Günümüz Türkiye’sinde siyasetin görünen anlamları hangisi olursa olsun esasta yapmaya çalıştığı şey burjuva ya da kapitalist üretim tarzının (abdest aldırılmış bir versiyonunun) sürdürülebilmesi ve geliştirilebilmesidir. Gezi, sadece seksen küsur yıl sonra Fatih-Harbiye’ye verilmiş bir cevap değildir; kapitalizmin türlü versiyonlarının aşılmasıyla gelecek özgürlüğün, bölüşmenin, dayanışmanın, kardeşliğin de müjdecisidir. Gezi, siyasetin günümüz

Türkiye’sindeki anlamlarının tam karşıtıdır.

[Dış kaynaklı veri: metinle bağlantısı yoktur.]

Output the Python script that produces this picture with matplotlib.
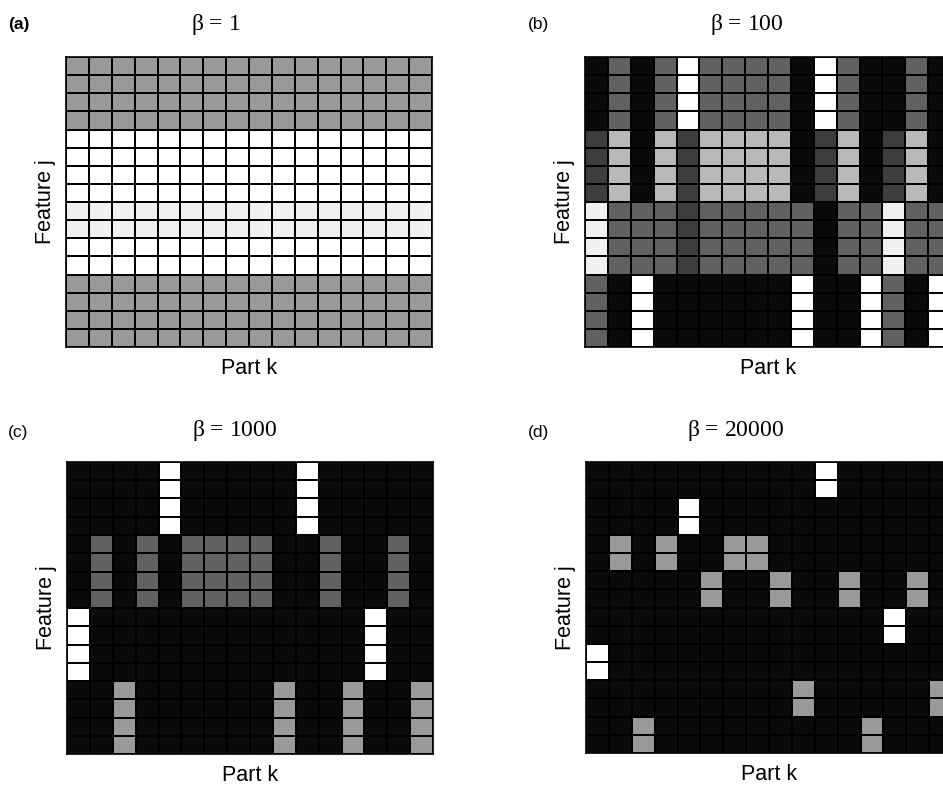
import numpy as np
import matplotlib
matplotlib.use("Agg")
import matplotlib.pyplot as plt

# grey level for each letter code (1 = white, 0 = black)
levels = {"W": 1.0, "N": 0.94, "L": 0.72, "M": 0.6, "D": 0.38, "E": 0.24, "K": 0.04}

# (a) beta = 1 : one code per row, all 16 parts identical
a_rows = "MMMMWWWWNNWWMMMM"
a_parts = 16

# (b) beta = 100 : four blocks of 4 features, one code per part
b_blocks = ["KDKDWDDDDKWDKKDK",
            "ELKLELLLLKELKELK",
            "NDDDEDDDDDKDDNDD",
            "DKWKKKKKKWKKWDKW"]

# (c) beta = 1000
c_blocks = ["KKKKWKKKKKWKKKKK",
            "KDKDKDDDDKKDKKDK",
            "WKKKKKKKKKKKKWKK",
            "KKMKKKKKKMKKMKKM"]

# (d) beta = 20000 : eight pairs of features
d_pairs = ["KKKKKKKKKKWKKKKK",
           "KKKKWKKKKKKKKKKK",
           "KMKMKKMMKKKKKKKK",
           "KKKKKMKKMKKMKKMK",
           "KKKKKKKKKKKKKWKK",
           "WKKKKKKKKKKKKKKK",
           "KKKKKKKKKMKKKKKM",
           "KKMKKKKKKKKKMKKK"]

titles = [r"$\mathregular{\beta}$ = 1", r"$\mathregular{\beta}$ = 100",
          r"$\mathregular{\beta}$ = 1000", r"$\mathregular{\beta}$ = 20000"]
tags = ["(a)", "(b)", "(c)", "(d)"]


def to_grid(codes, rep):
    g = np.array([[levels[ch] for ch in row] for row in codes])
    return np.repeat(g, rep, axis=0)


grid_a = to_grid([a_rows[i] * a_parts for i in range(len(a_rows))], 1)
grids = [grid_a, to_grid(b_blocks, 4), to_grid(c_blocks, 4), to_grid(d_pairs, 2)]

W, H = 943, 793
fig = plt.figure(figsize=(W / 100, H / 100), dpi=100)

# axes boxes in pixels: left, top, right, bottom
boxes = [(66, 57, 432, 347), (585, 57, 951, 347),
         (67, 462, 433, 754), (586, 462, 952, 753)]
title_pos = [(216, 30), (747, 30), (235, 436), (736, 436)]
tag_pos = [(8, 29), (528, 29), (8, 437), (528, 437)]

for i, Z in enumerate(grids):
    l, t, r, b = boxes[i]
    ax = fig.add_axes([l / W, 1 - b / H, (r - l) / W, (b - t) / H])
    ax.pcolormesh(Z, cmap="gray", vmin=0, vmax=1,
                  edgecolors="black", linewidth=1.3)
    ax.set_xlim(0, Z.shape[1])
    ax.set_ylim(Z.shape[0], 0)
    ax.set_xticks([])
    ax.set_yticks([])
    for s in ax.spines.values():
        s.set_linewidth(1.2)
    ax.set_xlabel("Part k", fontsize=15.5, family="Liberation Sans", labelpad=8)
    ax.set_ylabel("Feature j", fontsize=15.5, family="Liberation Sans", labelpad=7)

    tx, ty = title_pos[i]
    fig.text(tx / W, 1 - ty / H, titles[i], ha="center", va="baseline",
             fontsize=17, family="Liberation Serif")
    px, py = tag_pos[i]
    fig.text(px / W, 1 - py / H, tags[i], ha="left", va="baseline",
             fontsize=12.5, family="Liberation Sans",
             fontweight="bold" if i == 0 else "normal")

fig.savefig("out.png", dpi=100)
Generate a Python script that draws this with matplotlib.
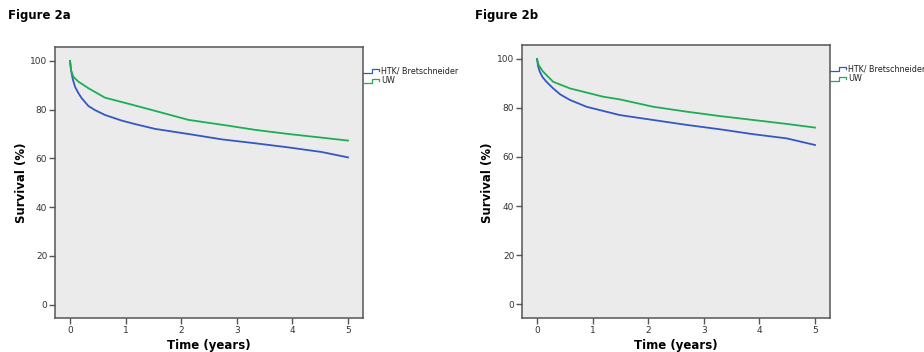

*Cem Eroğul, “Siyaset”, Ed. Gökhan Atılgan ve E. Attila Aytekin, Siyaset Bilimi: Kavramlar, İdeolojiler ve Disiplinlerarası İlişkiler (İstanbul: Yordam Kitap, 2012), 17-28.

**Nurdan Gürbilek, “Fatih-Harbiye, Son Durak: Büyük Yarılma”, Sessizin Payı (İstanbul: Metis, 2014), 83-105.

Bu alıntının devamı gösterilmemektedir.